The mortgage rates are at least in a 6% handle range that was commonly seen in the housing boom before the crisis. The combination of mortgage payments on higher interest rates plus high prices make for a challenging story on buyer volume. That is also the case for companies whose numbers are directly tied to existing home sales and especially in the brokerage business (see Credit Profile: Anywhere Real Estate 3-1-23).
The above chart updates existing home sales inventory which remains very low in unit terms and was flat sequentially. That inventory was 2.6 month in total and 2.9 months for single family only.
The balance of inventory across existing home sales, new home construction, multifamily, and rentals from multifamily or single family supply will remain the juggling act. Affordability remains strained with prices still high and mortgages still lofty at around 6.7% last night, so the market still faces major headwinds.
The chart above shows the declines by price tier where we also show the share of the overall market held by each tier. The luxury tier of over $1 M is showing the biggest decline but the $100-$250K tier is showing wear and tear also on mortgage qualification and rising monthly payments. The sweet spot of $250 to $500 has held up better.

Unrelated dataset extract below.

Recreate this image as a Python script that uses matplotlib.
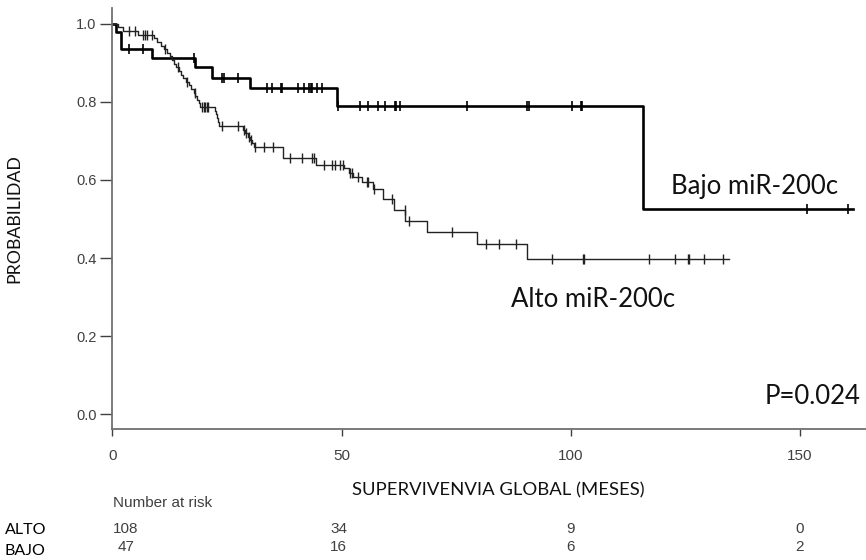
import numpy as np
import matplotlib.pyplot as plt
from matplotlib import transforms

# Kaplan-Meier steps (time in months, survival after the step)
bajo_t = [0, 0.8, 1.8, 8.7, 18.0, 21.7, 30.0, 49.0, 115.9]
bajo_s = [1.0, 0.979, 0.936, 0.913, 0.890, 0.862, 0.835, 0.790, 0.526]
bajo_end = 161.7
bajo_cens = [3.7, 6.7, 17.9, 23.8, 24.3, 27.3, 33.7, 34.9, 36.7, 37.1, 40.4, 41.9,
             42.9, 43.3, 43.6, 44.7, 45.7, 49.2, 54.0, 55.7, 58.0, 59.5, 61.7, 62.0,
             62.8, 77.3, 90.6, 91.0, 100.4, 102.2, 102.4, 151.6, 160.5]

alto_t = [0, 1.3, 2.4, 5.5, 9.0, 9.8, 10.5, 11.2, 11.8, 12.5, 13.0, 13.4, 13.9, 14.5,
          15.0, 15.5, 16.1, 16.6, 17.2, 17.7, 18.1, 18.4, 18.8, 19.1, 22.4, 22.7, 22.9,
          23.1, 23.3, 28.4, 29.0, 29.5, 30.0, 30.5, 30.8, 37.3, 44.4, 50.6, 51.6, 52.6,
          54.5, 56.9, 59.0, 61.5, 63.9, 68.7, 79.5, 90.6]
alto_s = [1.0, 0.991, 0.981, 0.972, 0.963, 0.954, 0.944, 0.935, 0.926, 0.917, 0.907,
          0.898, 0.889, 0.880, 0.870, 0.861, 0.852, 0.843, 0.833, 0.824, 0.815, 0.806,
          0.796, 0.787, 0.778, 0.768, 0.759, 0.749, 0.739, 0.729, 0.720, 0.711, 0.702,
          0.694, 0.685, 0.656, 0.638, 0.630, 0.619, 0.607, 0.596, 0.576, 0.550, 0.523,
          0.496, 0.467, 0.435, 0.397]
alto_end = 134.5
alto_cens = [3.7, 4.9, 6.7, 7.1, 7.5, 8.6, 11.5, 14.2, 16.3, 18.0, 19.5, 19.9, 20.3,
             20.6, 20.9, 23.8, 27.4, 28.8, 29.2, 29.8, 30.3, 31.1, 33.0, 35.1, 38.8,
             41.3, 43.5, 44.0, 46.2, 47.9, 48.6, 49.6, 50.4, 51.8, 52.2, 53.7, 55.5,
             55.8, 57.1, 61.0, 63.8, 64.8, 74.1, 81.5, 84.4, 88.1, 96.0, 102.7, 103.0,
             117.1, 122.7, 125.6, 125.9, 129.2, 133.2]

risk_x = [0, 50, 100, 150]
risk_alto = ['108', '34', '9', '0']
risk_bajo = ['47', '16', '6', '2']

label_font = 'Lato'
tick_font = 'Liberation Sans'


def surv_at(times, surv, x):
    idx = np.searchsorted(times, x, side='right') - 1
    return np.array(surv)[idx]


fig = plt.figure(figsize=(8.66, 5.6), dpi=100)
ax = fig.add_axes([0.1299, 0.2334, 0.8701, 0.7518])

# curves
ax.step(bajo_t + [bajo_end], bajo_s + [bajo_s[-1]], where='post', color='black', lw=1.9)
ax.plot(bajo_cens, surv_at(bajo_t, bajo_s, bajo_cens), ls='none', marker='|',
        ms=7.5, mew=1.2, color='black')

ax.step(alto_t + [alto_end], alto_s + [alto_s[-1]], where='post', color='#222222', lw=1.0)
ax.plot(alto_cens, surv_at(alto_t, alto_s, alto_cens), ls='none', marker='|',
        ms=6.5, mew=1.0, color='#222222')

ax.set_xlim(0, 164.5)
ax.set_ylim(-0.039, 1.040)
ax.set_xticks([0, 50, 100, 150])
ax.set_yticks([0.0, 0.2, 0.4, 0.6, 0.8, 1.0])
ax.set_yticklabels(['0.0', '0.2', '0.4', '0.6', '0.8', '1.0'])

for side in ['top', 'right']:
    ax.spines[side].set_visible(False)
for side in ['left', 'bottom']:
    ax.spines[side].set_color('#707070')
    ax.spines[side].set_linewidth(1.3)

ax.tick_params(axis='y', length=8.5, width=1, color='#404040', pad=3,
               labelsize=10.5, labelcolor='#404040')
ax.tick_params(axis='x', length=5, width=1, color='#404040', pad=9,
               labelsize=11, labelcolor='#404040')
for lab in ax.get_xticklabels() + ax.get_yticklabels():
    lab.set_family(tick_font)

# annotations
ax.text(140.2, 0.564, 'Bajo miR-200c', ha='center', va='baseline',
        fontsize=18.5, family=label_font, color='#111111')
ax.text(105.0, 0.275, 'Alto miR-200c', ha='center', va='baseline',
        fontsize=18.5, family=label_font, color='#111111')
ax.text(163.4, 0.026, 'P=0.024', ha='right', va='baseline',
        fontsize=18.5, family=label_font, color='#111111')

fig.text(498 / 866, 1 - 490 / 560, 'SUPERVIVENVIA GLOBAL (MESES)', ha='center', va='center',
         fontsize=13.3, family=label_font, color='#111111')
fig.text(14 / 866, 1 - 219 / 560, 'PROBABILIDAD', rotation=90, ha='center', va='center',
         fontsize=12.8, family=label_font, color='#111111')

# number at risk table
trans = transforms.blended_transform_factory(ax.transData, fig.transFigure)
ax.text(0.1, 1 - 503 / 560, 'Number at risk', transform=trans, ha='left', va='center',
        fontsize=11, family=tick_font, color='#404040', clip_on=False)
fig.text(5 / 866, 1 - 530 / 560, 'ALTO', ha='left', va='center',
         fontsize=11.5, family=label_font, color='black')
fig.text(5 / 866, 1 - 551 / 560, 'BAJO', ha='left', va='center',
         fontsize=11.5, family=label_font, color='black')
shift = [2.9, -0.6, 0, 0]
for x, a, b, dx in zip(risk_x, risk_alto, risk_bajo, shift):
    ax.text(x + dx, 1 - 529 / 560, a, transform=trans, ha='center', va='center',
            fontsize=11, family=tick_font, color='#404040', clip_on=False)
    ax.text(x + dx, 1 - 547 / 560, b, transform=trans, ha='center', va='center',
            fontsize=11, family=tick_font, color='#404040', clip_on=False)

fig.savefig('out.png', dpi=100)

The cross section of swings across the price tiers is always interesting from lower price segments to the luxury end. The housing market is diverse by product offerings, metro area price trends, and in terms of the natural diversity across urban, suburban, exurban, and rural. We like to watch the wide range of average selling prices by the homebuilders as a good illustration (see Homebuilders: Average Selling Prices by Company 2-17-23).